Computer science pioneer and UC San Diego professor emeritus Kenneth (Ken) Bowles passed away on August 15, 2018. He was 89.

Bowles made an enormous impact on computing. In the late 1970s, he helped lead efforts to create UCSD Pascal, which could run on virtually any computer system. Pascal influences many programming languages, including the now ubiquitous Java.

“The development of UCSD Pascal was a transformative event not just for UC San Diego but for all of computer science.” said Dean Tullsen, professor and chair of the Computer Science and Engineering Department at the Jacobs School of Engineering. “It was arguably the first high-level programming system that worked on both small systems that schools, most businesses and eventually individuals could afford, and was portable across many systems.”

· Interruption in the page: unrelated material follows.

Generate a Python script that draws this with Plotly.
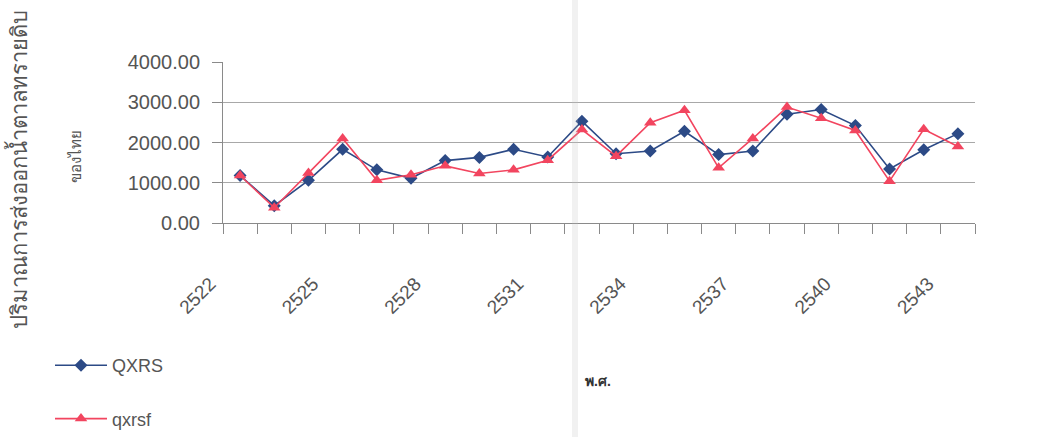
import plotly.graph_objects as go

# Thai raw sugar exports by Buddhist-era year: actual vs fitted
years = list(range(2522, 2544))
qxrs = [1180, 430, 1060, 1830, 1320, 1110, 1550, 1630, 1830, 1640, 2530,
        1720, 1790, 2280, 1700, 1790, 2700, 2820, 2420, 1340, 1820, 2220]
qxrsf = [1180, 380, 1240, 2100, 1060, 1200, 1420, 1230, 1320, 1560, 2320,
         1660, 2490, 2800, 1370, 2100, 2880, 2600, 2300, 1040, 2330, 1900]
label_years = [2522, 2525, 2528, 2531, 2534, 2537, 2540, 2543]
y_ticks = [0, 1000, 2000, 3000, 4000]

BLUE = "#2c4a86"
RED = "#f2455f"
GRID = "#a8a8a8"
AXIS = "#8a8a8a"
TXT = "#555555"
FONT = "Liberation Sans, Arial, sans-serif"

# pixel geometry: paper area, data area inside it
L0, L, R, T, B = 150, 223, 975, 62, 223
PW, PH = R - L0, B - T
X0, X1 = 2521.5, 2543.5
PX_PER_YEAR = (R - L) / (X1 - X0)
LABEL_SHIFT = 0.87  # year labels sit slightly left of their category
x2_lo = X0 + LABEL_SHIFT - (L - L0) / PX_PER_YEAR
x2_hi = X1 + LABEL_SHIFT

fig = go.Figure()
fig.add_trace(go.Scatter(
    x=years, y=qxrs, name="QXRS", mode="lines+markers",
    line=dict(color=BLUE, width=1.6),
    marker=dict(symbol="diamond", size=10, color=BLUE),
    legendgroup="a",
))
fig.add_trace(go.Scatter(
    x=years, y=qxrsf, name="qxrsf", mode="lines+markers",
    line=dict(color=RED, width=1.6),
    marker=dict(symbol="triangle-up", size=11, color=RED),
    legendgroup="b",
))
# carrier trace for the year-label axis
fig.add_trace(go.Scatter(
    x=label_years, y=[None] * len(label_years), xaxis="x2", yaxis="y2",
    showlegend=False, hoverinfo="skip", mode="markers",
))

fig.update_layout(
    width=1042, height=437,
    margin=dict(l=L0, r=1042 - R, t=T, b=437 - B, autoexpand=False),
    paper_bgcolor="white", plot_bgcolor="rgba(0,0,0,0)",
    font=dict(family=FONT, size=19, color=TXT),
    showlegend=True,
    legend=dict(
        xref="container", yref="container", x=50 / 1042, y=1 - 347 / 437,
        xanchor="left", yanchor="top", bgcolor="rgba(0,0,0,0)",
        font=dict(size=18, color=TXT), itemwidth=52,
        tracegroupgap=27, traceorder="grouped",
    ),
    xaxis=dict(
        type="linear", range=[X0, X1], automargin=False,
        domain=[(L - L0) / PW, 1],
        showline=True, linecolor=AXIS, linewidth=1,
        showgrid=False, zeroline=False, showticklabels=False, ticks="",
        minor=dict(ticks="outside", ticklen=10, tick0=X0, dtick=1,
                   tickcolor=AXIS, tickwidth=1, showgrid=False),
    ),
    xaxis2=dict(
        type="linear", range=[x2_lo, x2_hi], domain=[0, 1],
        anchor="y2", side="bottom", automargin=False,
        showline=False, showgrid=False, zeroline=False,
        tickmode="array", tickvals=label_years,
        ticktext=[str(y) for y in label_years],
        ticks="", tickangle=-45, ticklabelstandoff=45,
        tickfont=dict(size=19, color=TXT),
    ),
    yaxis=dict(
        range=[0, 4000], tickmode="array", tickvals=y_ticks,
        ticktext=[f"{v:.2f}" for v in y_ticks], automargin=False,
        showline=True, linecolor=AXIS, linewidth=1,
        showgrid=True, gridcolor=GRID, gridwidth=1, zeroline=False,
        ticks="outside", ticklen=10, tickcolor=AXIS,
        ticklabelstandoff=8, tickfont=dict(size=20, color=TXT),
    ),
    yaxis2=dict(
        domain=[0, 1], anchor="x2", range=[0, 1], visible=False,
        automargin=False,
    ),
)


def px(x):
    return (x - L0) / PW


def py(y):
    return (B - y) / PH


# Axis titles
fig.add_annotation(
    text="ปริมาณการส่งออกน้ำตาลทรายดิบ", textangle=-90,
    xref="paper", yref="paper", x=px(18), y=py(170),
    xanchor="center", yanchor="middle",
    showarrow=False, font=dict(size=22, color=TXT),
)
fig.add_annotation(
    text="ของไทย", textangle=-90,
    xref="paper", yref="paper", x=px(75), y=py(157),
    xanchor="center", yanchor="middle",
    showarrow=False, font=dict(size=15, color=TXT),
)
fig.add_annotation(
    text="<b>พ.ศ.</b>",
    xref="paper", yref="paper", x=px(598), y=py(381),
    xanchor="center", yanchor="middle",
    showarrow=False, font=dict(size=14, color="#333333"),
)

# Faint vertical fold line across the sheet
fig.add_shape(
    type="rect", xref="paper", yref="paper",
    x0=px(572), x1=px(578), y0=py(437), y1=py(0),
    line=dict(width=0), fillcolor="rgba(190,190,190,0.22)", layer="above",
)

fig.write_html("out.html")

Bowles joined the UC San Diego faculty in 1965. During his 19-year tenure, he mentored many students and researchers, who went on to make breakthroughs of their own.

“Ken Bowles is part of the DNA of computer science and engineering here at UC San Diego,” said Tullsen.

Early in his career, Bowles recognized the importance of computing power as a radar physics theorist and engineer. He helped build and later directed the Jicamarca Radio Observatory in the desert outside Lima, Peru. His work at the observatory, as well as the National Bureau of Standards, required robust computing to study the Earth’s ionosphere and magnetosphere, his first encounters with computer science.

He was recognized for developing incoherent scatter radar, which he used to measure electron-density and temperature profiles in the high ionosphere when little was known about the processes driving weather.  

Bowles was recruited to UC San Diego by Henry Booker, his former Ph.D. advisor at Cornell University. The two helped create the Applied Electrophysics Department which became the Department of Computer Science and Engineering.

Bowles directed the UC San Diego Computer Center from 1968 to 1974, then returned to his faculty position until his retirement. He continued to be active, helping create the standards for the Pascal-based Ada language.
Bowles is survived by his wife and three daughters. The Kenneth Bowles Scholarship in Computer Science and Engineering was established in 2004 to honor his legacy at UC San Diego.